Exercise task »
A faithful transcription of all the data is required.

Data segment »
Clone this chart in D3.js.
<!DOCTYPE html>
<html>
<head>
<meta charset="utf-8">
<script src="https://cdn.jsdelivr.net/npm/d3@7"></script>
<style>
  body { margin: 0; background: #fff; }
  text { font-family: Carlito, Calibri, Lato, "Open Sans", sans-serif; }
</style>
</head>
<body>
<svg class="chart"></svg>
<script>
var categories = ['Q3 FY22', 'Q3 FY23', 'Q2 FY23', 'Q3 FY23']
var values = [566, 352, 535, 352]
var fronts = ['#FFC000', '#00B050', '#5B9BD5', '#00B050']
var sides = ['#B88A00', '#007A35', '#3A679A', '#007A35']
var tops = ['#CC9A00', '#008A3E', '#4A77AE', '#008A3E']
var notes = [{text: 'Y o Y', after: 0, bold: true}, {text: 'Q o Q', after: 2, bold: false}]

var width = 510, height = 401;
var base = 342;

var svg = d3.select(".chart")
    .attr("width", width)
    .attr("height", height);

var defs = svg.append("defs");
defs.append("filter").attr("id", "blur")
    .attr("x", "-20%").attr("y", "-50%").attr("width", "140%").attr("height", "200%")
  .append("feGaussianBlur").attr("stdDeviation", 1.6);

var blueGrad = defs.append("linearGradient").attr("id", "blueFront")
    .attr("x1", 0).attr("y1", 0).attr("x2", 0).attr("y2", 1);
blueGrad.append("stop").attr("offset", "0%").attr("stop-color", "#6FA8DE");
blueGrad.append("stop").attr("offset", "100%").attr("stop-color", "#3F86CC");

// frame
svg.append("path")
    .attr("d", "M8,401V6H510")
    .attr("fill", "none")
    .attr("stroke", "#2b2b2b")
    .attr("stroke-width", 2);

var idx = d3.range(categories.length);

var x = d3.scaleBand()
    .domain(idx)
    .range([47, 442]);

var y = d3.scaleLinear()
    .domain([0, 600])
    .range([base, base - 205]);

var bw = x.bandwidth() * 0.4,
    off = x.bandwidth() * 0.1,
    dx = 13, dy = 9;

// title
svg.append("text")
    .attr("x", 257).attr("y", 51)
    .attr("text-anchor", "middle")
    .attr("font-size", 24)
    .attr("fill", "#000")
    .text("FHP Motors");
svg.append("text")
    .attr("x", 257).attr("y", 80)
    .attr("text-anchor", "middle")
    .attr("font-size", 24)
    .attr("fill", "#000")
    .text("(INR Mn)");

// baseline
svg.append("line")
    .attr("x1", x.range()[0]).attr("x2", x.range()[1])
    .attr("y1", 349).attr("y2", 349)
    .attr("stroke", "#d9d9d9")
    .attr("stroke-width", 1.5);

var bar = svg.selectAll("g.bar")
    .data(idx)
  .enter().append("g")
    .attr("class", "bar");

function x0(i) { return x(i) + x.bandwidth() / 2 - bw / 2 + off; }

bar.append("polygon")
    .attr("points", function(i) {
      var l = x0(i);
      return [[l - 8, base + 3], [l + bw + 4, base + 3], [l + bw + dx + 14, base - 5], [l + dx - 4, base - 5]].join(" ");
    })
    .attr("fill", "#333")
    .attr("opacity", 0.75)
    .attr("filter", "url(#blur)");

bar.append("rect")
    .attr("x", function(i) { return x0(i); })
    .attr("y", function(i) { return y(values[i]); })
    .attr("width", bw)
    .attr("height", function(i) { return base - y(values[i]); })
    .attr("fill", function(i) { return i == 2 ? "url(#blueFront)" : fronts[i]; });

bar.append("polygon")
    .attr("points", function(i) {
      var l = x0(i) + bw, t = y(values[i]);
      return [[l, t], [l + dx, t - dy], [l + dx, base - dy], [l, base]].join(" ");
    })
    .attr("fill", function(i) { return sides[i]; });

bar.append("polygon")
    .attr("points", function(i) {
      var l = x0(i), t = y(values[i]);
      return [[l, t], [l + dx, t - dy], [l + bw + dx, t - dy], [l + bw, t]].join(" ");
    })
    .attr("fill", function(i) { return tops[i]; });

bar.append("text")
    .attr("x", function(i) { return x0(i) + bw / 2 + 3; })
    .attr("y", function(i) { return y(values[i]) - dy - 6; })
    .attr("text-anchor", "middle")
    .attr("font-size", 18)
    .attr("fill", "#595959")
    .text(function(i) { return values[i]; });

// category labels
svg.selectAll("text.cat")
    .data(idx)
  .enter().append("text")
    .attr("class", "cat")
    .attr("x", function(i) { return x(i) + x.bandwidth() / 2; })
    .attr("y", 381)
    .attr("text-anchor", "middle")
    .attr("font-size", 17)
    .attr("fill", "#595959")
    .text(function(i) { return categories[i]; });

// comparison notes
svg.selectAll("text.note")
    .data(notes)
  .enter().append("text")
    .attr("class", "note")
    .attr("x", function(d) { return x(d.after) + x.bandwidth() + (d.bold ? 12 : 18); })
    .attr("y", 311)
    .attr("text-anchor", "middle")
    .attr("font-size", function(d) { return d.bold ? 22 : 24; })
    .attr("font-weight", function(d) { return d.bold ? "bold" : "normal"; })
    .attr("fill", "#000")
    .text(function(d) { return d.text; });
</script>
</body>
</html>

Output for this exercise »
Clone this chart in D3.js.
<!DOCTYPE html>
<html>
<head>
<meta charset="utf-8">
<script src="https://cdn.jsdelivr.net/npm/d3@7"></script>
<style>
  body { margin: 0; background: #fff; }
  text { font-family: Carlito, Calibri, Lato, "Open Sans", sans-serif; }
</style>
</head>
<body>
<svg class="chart"></svg>
<script>
var categories = ['Q3 FY22', 'Q3 FY23', 'Q2 FY23', 'Q3 FY23']
var values = [566, 352, 535, 352]
var fronts = ['#FFC000', '#00B050', '#5B9BD5', '#00B050']
var sides = ['#B88A00', '#007A35', '#3A679A', '#007A35']
var tops = ['#CC9A00', '#008A3E', '#4A77AE', '#008A3E']
var notes = [{text: 'Y o Y', after: 0, bold: true}, {text: 'Q o Q', after: 2, bold: false}]

var width = 510, height = 401;
var base = 342;

var svg = d3.select(".chart")
    .attr("width", width)
    .attr("height", height);

var defs = svg.append("defs");
defs.append("filter").attr("id", "blur")
    .attr("x", "-20%").attr("y", "-50%").attr("width", "140%").attr("height", "200%")
  .append("feGaussianBlur").attr("stdDeviation", 1.6);

var blueGrad = defs.append("linearGradient").attr("id", "blueFront")
    .attr("x1", 0).attr("y1", 0).attr("x2", 0).attr("y2", 1);
blueGrad.append("stop").attr("offset", "0%").attr("stop-color", "#6FA8DE");
blueGrad.append("stop").attr("offset", "100%").attr("stop-color", "#3F86CC");

// frame
svg.append("path")
    .attr("d", "M8,401V6H510")
    .attr("fill", "none")
    .attr("stroke", "#2b2b2b")
    .attr("stroke-width", 2);

var idx = d3.range(categories.length);

var x = d3.scaleBand()
    .domain(idx)
    .range([47, 442]);

var y = d3.scaleLinear()
    .domain([0, 600])
    .range([base, base - 205]);

var bw = x.bandwidth() * 0.4,
    off = x.bandwidth() * 0.1,
    dx = 13, dy = 9;

// title
svg.append("text")
    .attr("x", 257).attr("y", 51)
    .attr("text-anchor", "middle")
    .attr("font-size", 24)
    .attr("fill", "#000")
    .text("FHP Motors");
svg.append("text")
    .attr("x", 257).attr("y", 80)
    .attr("text-anchor", "middle")
    .attr("font-size", 24)
    .attr("fill", "#000")
    .text("(INR Mn)");

// baseline
svg.append("line")
    .attr("x1", x.range()[0]).attr("x2", x.range()[1])
    .attr("y1", 349).attr("y2", 349)
    .attr("stroke", "#d9d9d9")
    .attr("stroke-width", 1.5);

var bar = svg.selectAll("g.bar")
    .data(idx)
  .enter().append("g")
    .attr("class", "bar");

function x0(i) { return x(i) + x.bandwidth() / 2 - bw / 2 + off; }

bar.append("polygon")
    .attr("points", function(i) {
      var l = x0(i);
      return [[l - 8, base + 3], [l + bw + 4, base + 3], [l + bw + dx + 14, base - 5], [l + dx - 4, base - 5]].join(" ");
    })
    .attr("fill", "#333")
    .attr("opacity", 0.75)
    .attr("filter", "url(#blur)");

bar.append("rect")
    .attr("x", function(i) { return x0(i); })
    .attr("y", function(i) { return y(values[i]); })
    .attr("width", bw)
    .attr("height", function(i) { return base - y(values[i]); })
    .attr("fill", function(i) { return i == 2 ? "url(#blueFront)" : fronts[i]; });

bar.append("polygon")
    .attr("points", function(i) {
      var l = x0(i) + bw, t = y(values[i]);
      return [[l, t], [l + dx, t - dy], [l + dx, base - dy], [l, base]].join(" ");
    })
    .attr("fill", function(i) { return sides[i]; });

bar.append("polygon")
    .attr("points", function(i) {
      var l = x0(i), t = y(values[i]);
      return [[l, t], [l + dx, t - dy], [l + bw + dx, t - dy], [l + bw, t]].join(" ");
    })
    .attr("fill", function(i) { return tops[i]; });

bar.append("text")
    .attr("x", function(i) { return x0(i) + bw / 2 + 3; })
    .attr("y", function(i) { return y(values[i]) - dy - 6; })
    .attr("text-anchor", "middle")
    .attr("font-size", 18)
    .attr("fill", "#595959")
    .text(function(i) { return values[i]; });

// category labels
svg.selectAll("text.cat")
    .data(idx)
  .enter().append("text")
    .attr("class", "cat")
    .attr("x", function(i) { return x(i) + x.bandwidth() / 2; })
    .attr("y", 381)
    .attr("text-anchor", "middle")
    .attr("font-size", 17)
    .attr("fill", "#595959")
    .text(function(i) { return categories[i]; });

// comparison notes
svg.selectAll("text.note")
    .data(notes)
  .enter().append("text")
    .attr("class", "note")
    .attr("x", function(d) { return x(d.after) + x.bandwidth() + (d.bold ? 12 : 18); })
    .attr("y", 311)
    .attr("text-anchor", "middle")
    .attr("font-size", function(d) { return d.bold ? 22 : 24; })
    .attr("font-weight", function(d) { return d.bold ? "bold" : "normal"; })
    .attr("fill", "#000")
    .text(function(d) { return d.text; });
</script>
</body>
</html>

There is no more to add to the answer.